The sum of three random variables $(F_1 + F_2 + F_3)$ can be approximated by a normal distribution with mean $3\mu$ and variance $3\sigma^2$. So

$3F \sim \mathscr{N}(3\mu, \sqrt{n\sigma})$

The left-tail z-value for losses, sums 11.5 or below, is given by:

$Z_{0,1} \approx \frac{11.5 - 3\times(3.597)}{\sqrt{3\times1.449}} \approx \frac{0.7086}{2.085} \approx 0.34$

and the left-hand z-value for $0.34$ from the standard normal table is $0.63307$, representing the chance of a lose ($W=0$), when $O=3$. The chance of a win ($W=1$) when $O=3$ is $ \approx 1 - 0.63307 \approx 0.36693$. The figures given in the table are by far too exacting for the roughness of this estimation. The estimate is better for larger sample size as the distribution becomes less skew.

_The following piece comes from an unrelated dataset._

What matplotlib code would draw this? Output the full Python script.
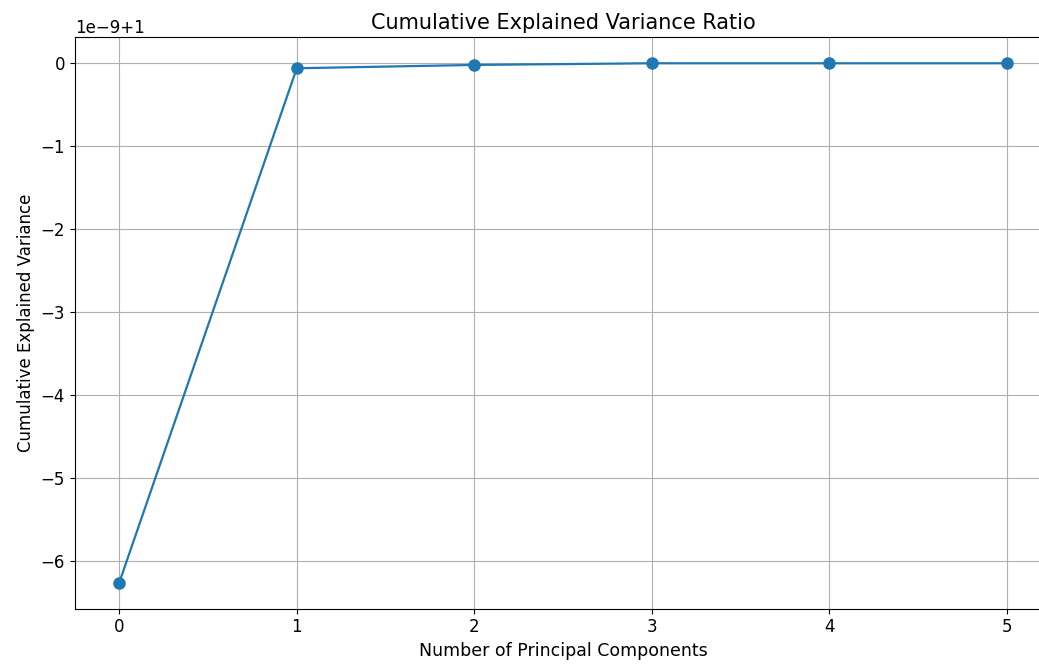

Putting the chances of wins together for all cases of $O$,

$P(W=1) = P(W=1|O=0)P(O=0) + P(W=1|O=1)P(O=1) + P(W=1|O=2)P(O=2) + P(W=1|O=3)P(O=3) + P(W=1|O=4)P(O=4) + P(W=1|O=5)P(O=5)+ P(W=1|O=6)P(O=6)$

$P(W=1) \approx [(100\%)\times(0.05\%)] + [(99.6\%)\times(0.72\%)] + [(91.2\%)\times(4.67\%)] + [(36.7\%)\times(16.17\%)] + [(0.08\%)\times(31.50\%)] + [(0\%)\times(32.73\%)] + [(0\%)\times(32.73\%)] \approx 11.2\%$

We can see from this expression that the majority of wins occur when $O=3$. Since the other cases have small chances of wins, this estimate relies mainly on the standard normal approximation for a skew distribution when the sample size is $n=3$, and very little upon the cases with exact calculations. When $O \lt 3$, these outcomes are few since the chance of winning coins is small. When $O \gt 3$, these outcomes are common but there are few coins won which then need to be of higher value each which is less likely.

Let me know if you want me to finish calculation the cases for $O=1$ and $O=2$.